From a seminarian:
I am currently a Seminarian and still have 5 years ahead of me until, God willing, ordination. I personally feel a priest should always wear his clericals if not also a cassock, I plan to be in collar always. But my question is, I have always liked the idea of wearing a crucifix around the neck as a witness of faith, are priest allowed to wear a crucifix with the collar and what is your opinion on the subject? Of course I’m not speaking of a pectorial cross.
I am reminded of a story told about the late Bp. Alphonse Schladweiler, great old gent. At a confirmation he once said, in his booming voice, “Now children, the bishop has been asking you questions. Do have any questions for the bishop?” Always dangerous. One lad piped up, “What’s a Monsignor?” The priest at the place was a Monsignor. Without missing a beat the old bishop said “Why, sonny, a Monsignor is the Cross that hangs around the bishop’s neck!”
I don’t believe anything prohibits a secular/diocesan priest from wearing a crucifix suspended from his neck. Bishops do this routinely.
I am talking only about Latin Church priests now. I don’t know what the customs of my Eastern brothers are. I suspect they use Crosses abundantly as part of their regular garb.
In any event, I don’t think there is any law prohibiting a priest from wearing a Cross or Crucifix.
For my part, I find it a bit odd. I can see a label pin, but a Cross? Not so much, for me at least. Some religious have the Crucifix or Cross as part of their habit. But that’s a habit. I think the military or Roman collar says a great deal and it was not really the custom of diocesan priests to wear Crosses like that.
As far as the cassock is concerned, in the USA it was once ecclesiastical law that secular/diocesan priests were not to go about in cassocks except in the course of, say, bringing the Last Sacraments or Communion. They would wear the cassock at home and church and in the course of their regular duties, such as teaching. Otherwise they were to use black secular dress with clerical bands or military “Roman” collar.

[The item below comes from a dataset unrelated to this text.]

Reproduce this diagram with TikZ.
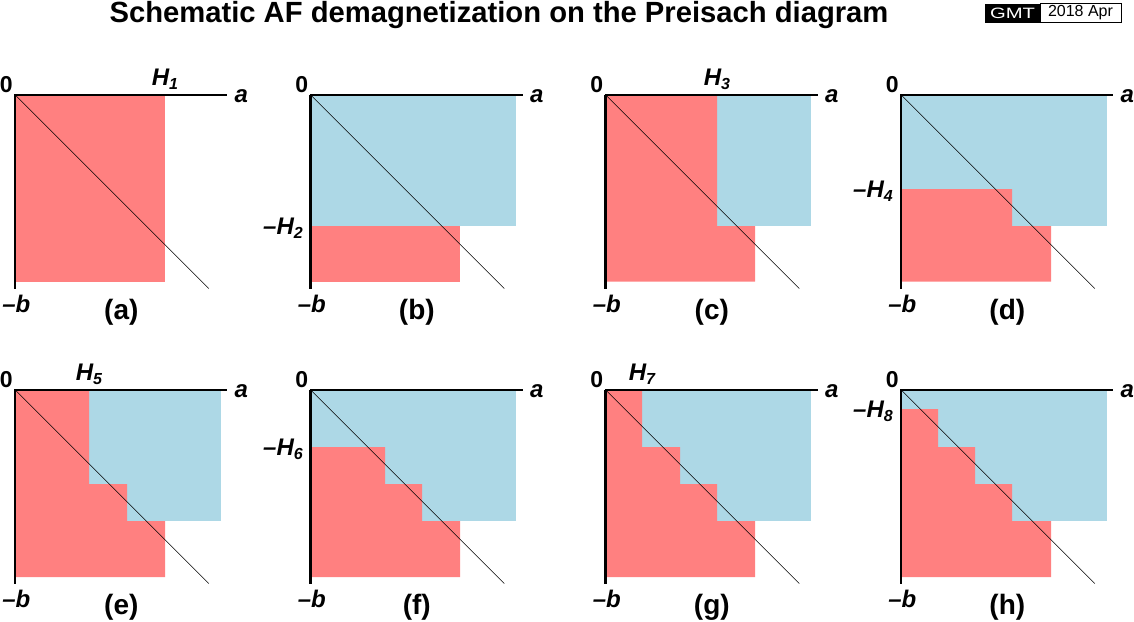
\documentclass[tikz,border=0pt]{standalone}
\usepackage{fontspec}
\setmainfont{Liberation Sans}
\definecolor{redfill}{RGB}{255,128,128}
\definecolor{bluefill}{RGB}{173,216,230}
\tikzset{x=1pt,y=-1pt,
 axisline/.style={line width=2pt,line cap=butt},
 diagline/.style={line width=0.6pt},
 redzone/.style={fill=redfill,draw=none},
 bluezone/.style={fill=bluefill,draw=none},
 lab/.style={font=\fontsize{24}{26}\selectfont\bfseries\itshape,inner sep=0pt,anchor=base},
 panellab/.style={font=\fontsize{28}{30}\selectfont\bfseries,inner sep=0pt,anchor=base}}
\newcommand{\subn}[1]{\raisebox{-4pt}{\fontsize{16}{16}\selectfont\bfseries\itshape #1}}
\newcommand{\axes}[6]{% x0 y0 name panel-label
 \coordinate (#3o) at (#1,#2);
 \coordinate (#3a) at (#1+212,#2);
 \coordinate (#3b) at (#1,#2+194);
 \coordinate (#3d) at (#1+193.5,#2+193.5);
 \draw[diagline] (#3o) -- (#3d);
 \draw[axisline,line width=#6] (#3o) -- (#3b);
 \draw[axisline] ([xshift=-1pt]#3o) -- (#3a);
 \node[lab,font=\fontsize{23}{24}\selectfont\bfseries] (#3zero) at (#1-9,#2-3) {0};
 \node[lab] (#3alab) at (#1+226,#2+7) {a};
 \node[lab] (#3blab) at (#1+1,#2+217) {\mbox{–}b};
 \node[panellab] (#3panel) at (#1+#5,#2+224) {#4};
}
\begin{document}
\begin{tikzpicture}
\useasboundingbox (0,0) rectangle (1134,621);
\node[inner sep=0pt,anchor=base,font=\fontsize{29.2}{30}\selectfont\bfseries] (title) at (499,23) {Schematic AF demagnetization on the Preisach diagram};
\node[fill=black,minimum width=55pt,minimum height=19pt,inner sep=0pt] (logo) at (1012.5,13) {};
\node[text=white,inner sep=0pt,xscale=1.35,font=\fontsize{15}{16}\selectfont] (logotext) at (1012.5,13) {GMT};
\node[draw=black,line width=0.7pt,fill=white,minimum width=81pt,minimum height=18.5pt,inner sep=0pt,font=\fontsize{16}{16}\selectfont] (stamp) at (1080.5,13) {2018 Apr};
% a
\fill[redzone] (15,95) rectangle (165,281.5);
\axes{15.3}{95}{A}{(a)}{106}{2pt}
\node[lab] (h1) at (165,85) {H\subn{1}};
% b
\fill[bluezone] (310.5,95) rectangle (516,226);
\fill[redzone] (310.5,226) rectangle (460,281.5);
\axes{310.8}{95}{B}{(b)}{106}{3pt}
\node[lab,anchor=base east] (h2) at (303,234) {\mbox{–}H\subn{2}};
% c
\fill[bluezone] (605.5,95) rectangle (811,226);
\fill[redzone] (605.5,95) -- (717,95) -- (717,226) -- (755,226) -- (755,281.5) -- (605.5,281.5) -- cycle;
\axes{605.8}{95}{C}{(c)}{106}{3pt}
\node[lab] (h3) at (717,85) {H\subn{3}};
% d
\fill[bluezone] (901,95) rectangle (1106.5,226);
\fill[redzone] (901,189) -- (1012,189) -- (1012,226) -- (1051,226) -- (1051,281.5) -- (901,281.5) -- cycle;
\axes{901.3}{95}{D}{(d)}{106}{2pt}
\node[lab,anchor=base east] (h4) at (893,197) {\mbox{–}H\subn{4}};
% e
\fill[bluezone] (89,390) rectangle (221,521);
\fill[redzone] (15,390) -- (89,390) -- (89,484) -- (127,484) -- (127,521) -- (165,521) -- (165,577) -- (15,577) -- cycle;
\axes{15.3}{390}{E}{(e)}{106}{2pt}
\node[lab] (h5) at (89,380) {H\subn{5}};
% f
\fill[bluezone] (310.5,390) rectangle (516,521);
\fill[redzone] (310.5,447) -- (385,447) -- (385,484) -- (422,484) -- (422,521) -- (460,521) -- (460,577) -- (310.5,577) -- cycle;
\axes{310.8}{390}{F}{(f)}{106}{3pt}
\node[lab,anchor=base east] (h6) at (303,455) {\mbox{–}H\subn{6}};
% g
\fill[bluezone] (605.5,390) rectangle (811,521);
\fill[redzone] (605.5,390) -- (642,390) -- (642,447) -- (680,447) -- (680,484) -- (717,484) -- (717,521) -- (755,521) -- (755,577) -- (605.5,577) -- cycle;
\axes{605.8}{390}{G}{(g)}{106}{3pt}
\node[lab] (h7) at (642,380) {H\subn{7}};
% h
\fill[bluezone] (901,390) rectangle (1106.5,521);
\fill[redzone] (901,409) -- (938,409) -- (938,447) -- (975,447) -- (975,484) -- (1012,484) -- (1012,521) -- (1051,521) -- (1051,577) -- (901,577) -- cycle;
\axes{901.3}{390}{H}{(h)}{106}{2pt}
\node[lab,anchor=base east] (h8) at (893,417) {\mbox{–}H\subn{8}};
\end{tikzpicture}
\end{document}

I think I am old enough and had enough influence from older priests to the point that that is my preference when in the USA. In Italy I pretty much live in my cassock most of the day.
That said, those laws for the USA which were established at the Council of Baltimore are no longer in effect. The Directory for Priests indicates that the cassock is the dress of the priest and, as a substitute, the clerical suit.
The Directory says:
[66.] … For this reason, the clergy should wear “suitable ecclesiastical dress, in accordance with the norms established by the Episcopal Conference and the legitimate local custom”. This means that the attire, when it is not the cassock, must be different from the manner in which the laity dress, and conform to the dignity and sacredness of his ministry. The style and colour should be established by the Episcopal Conference, always in agreement with the dispositions of the universal law.
I believe that in the USA the conference has permitted as colors for priests to wear just black clothing. In Italy priests can use black, dark blue, or gray.
The USCCB, dealing with CIC 1983 can. 284, on clerical dress, said:
In liturgical rites, clerics shall wear the vesture prescribed in the proper liturgical books. Outside liturgical functions, a black suit and Roman collar are the usual attire for priests. The use of the cassock is at the discretion of the cleric.
We had some discussion once about what deacons can wear. Apparently, according to this note of the USCCB, if deacons perhaps should go about in the black suit and Roman collar, they can in the cassock. I think someone didn’t have their coffee that morning.
In any event, many young diocesan priests these days, in the USA have made the choice the wear the cassock everywhere. That’s fine. It gives me pause, I must say. This must be because I am a bit old fashioned and my sensibilities about this were formed by contact with men such as the fabled late Msgr. Schuler and those coeval priests who were in orbit around the place. This is also why I have never taken to facial hair or jewelry, etc., which were prohibited in the old days for diocesan priests.
Bottom line: Worry about getting through seminary with good grades and good formation. If they say were clerical dress, wear it when they tell you to.
Worry about what to wear as a priest when you are a priest.
My practice in the USA, which is open to adjustments, is to stick to the American custom of the black suit on the streets and cassock when in the course of liturgical or other functions.